Whether you see bitcoin as a short-term investment, a hedge, a new asset class, or a store of value, one thing is for sure, bitcoin is here to stay and it is thriving.
Bitcoin has surged last on Monday (November 30) to its new all-time-high price of $19,864 bringing its year-to-date rise to an astonishing 140% and counting.
Here are 5 possible reasons why:
- Institutional interest has been increasing: several institutional players such as the Guggenheim Funds Trust, a hedge fund worth half a trillion dollars have been seeking the SEC’s approval to take a position in bitcoin, investing close to 10% of their net asset value in Grayscale Bitcoin Trust (“GBTC”) sending a strong signal to the markets.
- Bitcoin is a hedge: a series of high-profile investors have been flocking into Bitcoin as a hedge against the future inflation such as Ricardo Salinas Pliego, Mexico’s second-wealthiest man with a combined fortune estimated at $13.2 billion, who has been revealing he now holds 10% of his liquid portfolio in bitcoin, labeling government-issued fiat as being “worth nothing”.
- Bitcoin as a treasury reserve asset: large corporations such as Nasdaq-listed Microstrategy, converted 80% of their cash ($425 million) into bitcoin as their primary treasury reserve asset. Similarly, Square has been buying $50 million worth of bitcoin representing 1% of Square’s total assets with the same goal.

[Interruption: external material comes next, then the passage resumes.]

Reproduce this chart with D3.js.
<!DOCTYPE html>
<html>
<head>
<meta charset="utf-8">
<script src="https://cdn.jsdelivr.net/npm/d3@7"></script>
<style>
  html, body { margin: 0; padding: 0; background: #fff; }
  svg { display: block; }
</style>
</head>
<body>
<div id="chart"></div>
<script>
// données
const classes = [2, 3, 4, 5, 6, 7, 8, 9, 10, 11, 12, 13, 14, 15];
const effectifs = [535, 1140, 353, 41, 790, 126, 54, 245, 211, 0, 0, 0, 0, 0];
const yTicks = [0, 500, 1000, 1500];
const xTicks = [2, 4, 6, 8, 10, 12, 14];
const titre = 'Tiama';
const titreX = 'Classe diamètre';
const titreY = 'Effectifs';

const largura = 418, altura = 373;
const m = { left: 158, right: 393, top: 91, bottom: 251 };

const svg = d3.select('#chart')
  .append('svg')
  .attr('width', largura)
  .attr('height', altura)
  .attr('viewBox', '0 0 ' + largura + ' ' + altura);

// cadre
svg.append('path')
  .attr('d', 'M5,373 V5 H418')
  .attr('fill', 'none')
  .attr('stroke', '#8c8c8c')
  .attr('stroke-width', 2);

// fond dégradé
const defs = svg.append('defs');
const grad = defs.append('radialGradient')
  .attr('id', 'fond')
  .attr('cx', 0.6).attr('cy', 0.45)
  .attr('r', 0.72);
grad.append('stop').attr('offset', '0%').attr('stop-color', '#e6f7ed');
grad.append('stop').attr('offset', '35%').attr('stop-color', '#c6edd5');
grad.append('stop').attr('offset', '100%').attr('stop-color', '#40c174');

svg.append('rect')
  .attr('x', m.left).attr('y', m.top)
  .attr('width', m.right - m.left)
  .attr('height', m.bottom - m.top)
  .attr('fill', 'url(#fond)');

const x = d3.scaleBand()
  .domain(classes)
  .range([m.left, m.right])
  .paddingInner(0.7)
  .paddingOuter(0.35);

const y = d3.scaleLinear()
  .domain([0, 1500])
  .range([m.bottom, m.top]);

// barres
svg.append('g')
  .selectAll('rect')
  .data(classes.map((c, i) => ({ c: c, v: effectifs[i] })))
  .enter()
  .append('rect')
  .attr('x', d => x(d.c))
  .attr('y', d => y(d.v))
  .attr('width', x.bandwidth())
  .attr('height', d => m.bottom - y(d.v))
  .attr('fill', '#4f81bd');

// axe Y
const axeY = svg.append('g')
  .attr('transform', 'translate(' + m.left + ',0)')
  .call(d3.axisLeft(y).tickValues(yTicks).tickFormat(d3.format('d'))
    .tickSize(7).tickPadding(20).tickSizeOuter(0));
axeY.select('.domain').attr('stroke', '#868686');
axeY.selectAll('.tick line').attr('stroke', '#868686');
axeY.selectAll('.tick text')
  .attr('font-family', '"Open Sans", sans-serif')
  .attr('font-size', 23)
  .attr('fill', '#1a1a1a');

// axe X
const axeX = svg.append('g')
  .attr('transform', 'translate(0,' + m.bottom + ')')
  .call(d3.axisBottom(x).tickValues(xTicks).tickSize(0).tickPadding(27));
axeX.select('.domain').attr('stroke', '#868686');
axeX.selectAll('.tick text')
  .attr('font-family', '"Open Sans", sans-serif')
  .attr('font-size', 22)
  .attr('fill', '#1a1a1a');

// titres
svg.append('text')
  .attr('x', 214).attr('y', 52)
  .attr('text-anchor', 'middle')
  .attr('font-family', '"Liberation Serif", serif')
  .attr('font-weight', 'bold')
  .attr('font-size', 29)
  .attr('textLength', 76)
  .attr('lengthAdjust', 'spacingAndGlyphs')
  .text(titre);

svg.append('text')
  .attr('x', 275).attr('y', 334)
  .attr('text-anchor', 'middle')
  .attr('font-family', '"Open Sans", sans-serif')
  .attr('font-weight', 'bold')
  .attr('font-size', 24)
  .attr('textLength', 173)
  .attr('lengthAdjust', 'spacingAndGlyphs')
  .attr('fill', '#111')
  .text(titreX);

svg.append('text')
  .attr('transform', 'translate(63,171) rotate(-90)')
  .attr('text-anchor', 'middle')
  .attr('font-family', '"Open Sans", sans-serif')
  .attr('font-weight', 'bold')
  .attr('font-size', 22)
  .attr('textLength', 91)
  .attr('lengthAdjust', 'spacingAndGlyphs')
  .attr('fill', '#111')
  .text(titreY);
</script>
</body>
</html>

- Paypal paving the way for widespread adoption: allowing users to buy and sell a token that is following the price of several cryptocurrencies and use them as a funding source for e-commerce on 26 million merchants worldwide.
- The OCC letter: allowing state banks to hold cryptocurrencies for their customers and act as the custodians for a close to $200 billion in market capitalization.
So whatever your stand is on Bitcoin, it’s time to think of the future of your portfolio.